The question of course answers itself.  But it is MUCH scarier than I would have guessed.  I consider myself a professional.  I learn new teaching techniques all the time. I pay close attention to what works and what doesn’t and change my instruction accordingly.  I try really really hard to synthesize seemingly contradictory best-practice theoretical requerements.  But this--this is a whole other kettle of fish.  Adopting a straight TPRS curriculum will mean all of the following things.

1.)  My curriculum work over the last seven years will be essentially meaningless.  The TPRS curriculum is based on acquiring the vocabulary most useful in most situations, and not at all about mastering communicative tasks.  My learning goals and practice activities, my carefully constructed classroom management system designed to encourage respectful student interaction in Spanish, all of my work to adapt Marzano’s framework to a language class, all out the window.  And just when I was starting to get it to work well.

2.) The state standards--a list of some 70 things that a student is expected to do by the end of Spanish II--are essentially meaningless.  The standards which I thought were central to learning--the interactive-mode standards--are actually the least important.  All of the culture is going to change, too, and I have no idea how.

3.)  I’ll have to start TRANSLATING.  I cannot emphasize enough how big a change in thinking this is.  I imagine this is how hard-core Catholics felt after Vatican II.  That is not in any way hyperbolic.  I’ll have to accept that what I’ve always thought was best, isn’t.  For the benefit of my current and future students, I’ll have to accept that I did less good and maybe even some harm to my past students.

4.) There is so much uncertainty.  The uncertainty is not in the numbers, nor in my personal experience, but in dedicating myself to a whole new way of doing my job.  Waking up tomorrow morning will not mean the same thing that it did on Tuesday.

All of this change and personal discomfort, and for what?  Is what I’m doing so damaging that I can’t keep doing it?  Some of my students are very good, and they’re not always the best students.  So, back to the question: Am I enough of a professional, enough of a teacher, to change everything, up to and including the questions I ask myself about my day’s progress? 

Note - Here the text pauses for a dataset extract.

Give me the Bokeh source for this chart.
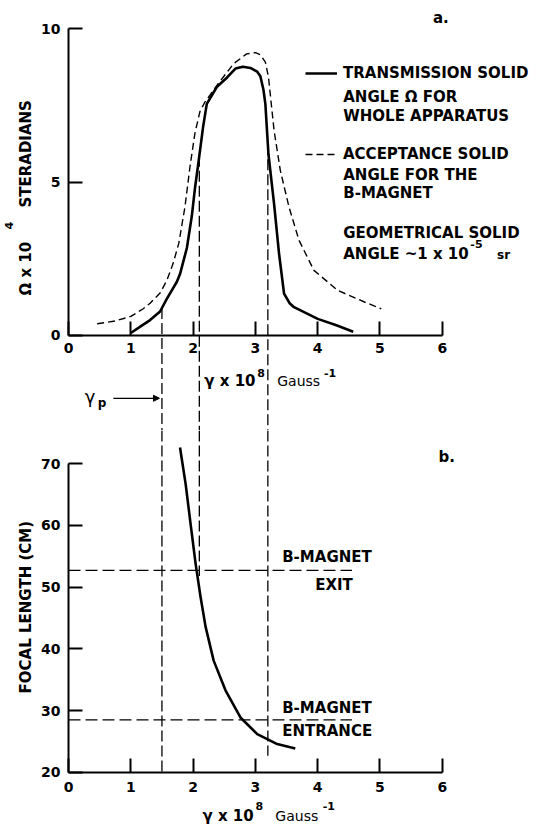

The question answers itself, really.  I’m going to try to look at a different way.  I now have a methodology that I hae seen work, with enough step-by-step elements to it that I can do it consistently, and enough flexibility that I will still have room to react to my students’ needs.  That sounds like a good day's work to me.

2 comments:

Anonymous said...

This summer after our work with Annette I felt a little the same way (but my methods weren't nearly as well-thought out as yours! :) I was read to start my third year and finally felt like I knew this stuff, and now I have to change assessments and therefore what and how I teach. No, I wasn't doing any harm to my students, like you said, but I could do better. So it's been work again, but I find myself having one of my best years yet. I encourage to jump off that ledge (metaphorically) and continue to teach that "crap"! :D

JohnCosby said...

Thanks for the reminder, Audrey. I had a different take on the work we did with Annette: I felt like someone who was lost and just found a familiar landmark. There was still a ton of work to do to get home, but at least I had a clue how to do it. (I was not terrible at teaching English, but I wasn't very good, either.) I'm glad it's working for you! We worked really hard on those assessments and the unit plans and whatnot, so it's good to hear that it's making a difference.